QUEBEC, CANADA, MARCH 24, 2017 – SOCIÉTÉ D’EXPLORATION MINIÈRE VIOR INC. (TSX-V: VIO, FRANKFURT: VL51) – announces that it has received approval from the Venture Exchange (TSX-V) for the acquisition of the Mosseau project. As a result, on April 20, 2017, the Company issued the first $65,000 (360,477 shares) and made the first payments totaling $ 90,000 to the various sellers (for Details of the transaction, please refer to the Company’s press release dated March 22, 2017). The issued shares are subject to a restriction period of 4 months and 1 day expiring on August 21, 2017.
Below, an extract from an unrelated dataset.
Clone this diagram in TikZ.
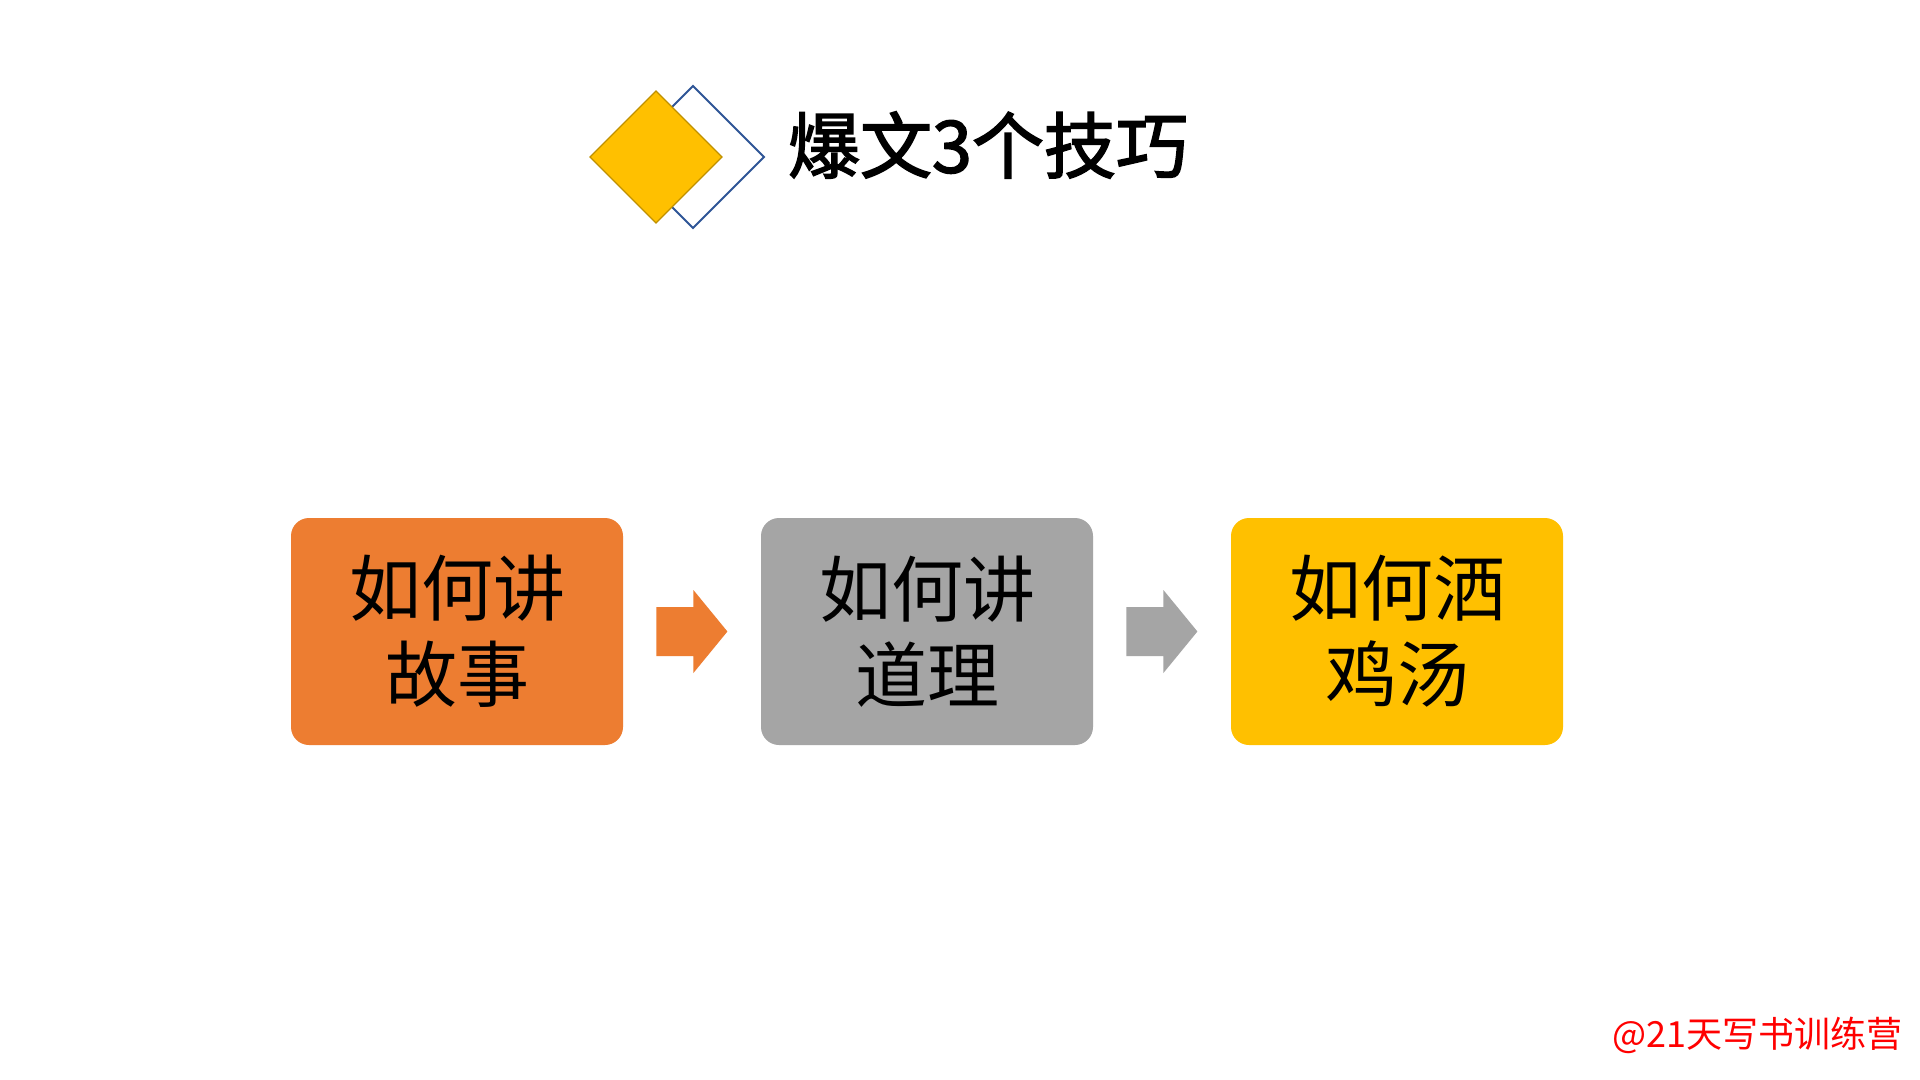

In addition, the Company wishes to correct an error that appeared in its press release of March 22nd. Vior declared that it had to make a second payment of $15,000 to the independent prospectors after a 15-month period following the signing of the agreement in order to complete the acquisition of the 6 claims that were subject to the agreement. This payment will be rather in the order of $10,000.

The Mosseau Project

The Mosseau project is comprised of 65 claims for 31.3 square-kilometers located 22 kilometers east of the town of Lebel-sur-Quévillon, in the Abitibi region of Quebec (figure on Vior website). The Project hosts the Morono ‘’M zone’’ (see press release of March 22, 2017) as well as many other gold showings and drill intercepts, all of which are associated to a series of parallel shear zones that could be followed up over a strike length of at least 10 kilometers on the project.

All historical drill holes at Morono ‘’M zone’’ have cross-cut the shear and the zone remains open at depth with the deepest drill intercept at 270 meters grading 4.42g/t gold over 5.84 meters (true width, hole M4-88; Ministry’s Assessment Report GM47624).

Vior is currently planning the exploration program on the Mosseau property that is slated to begin in spring 2017. The program should include some geophysics, field reconnaissance and drilling during the year.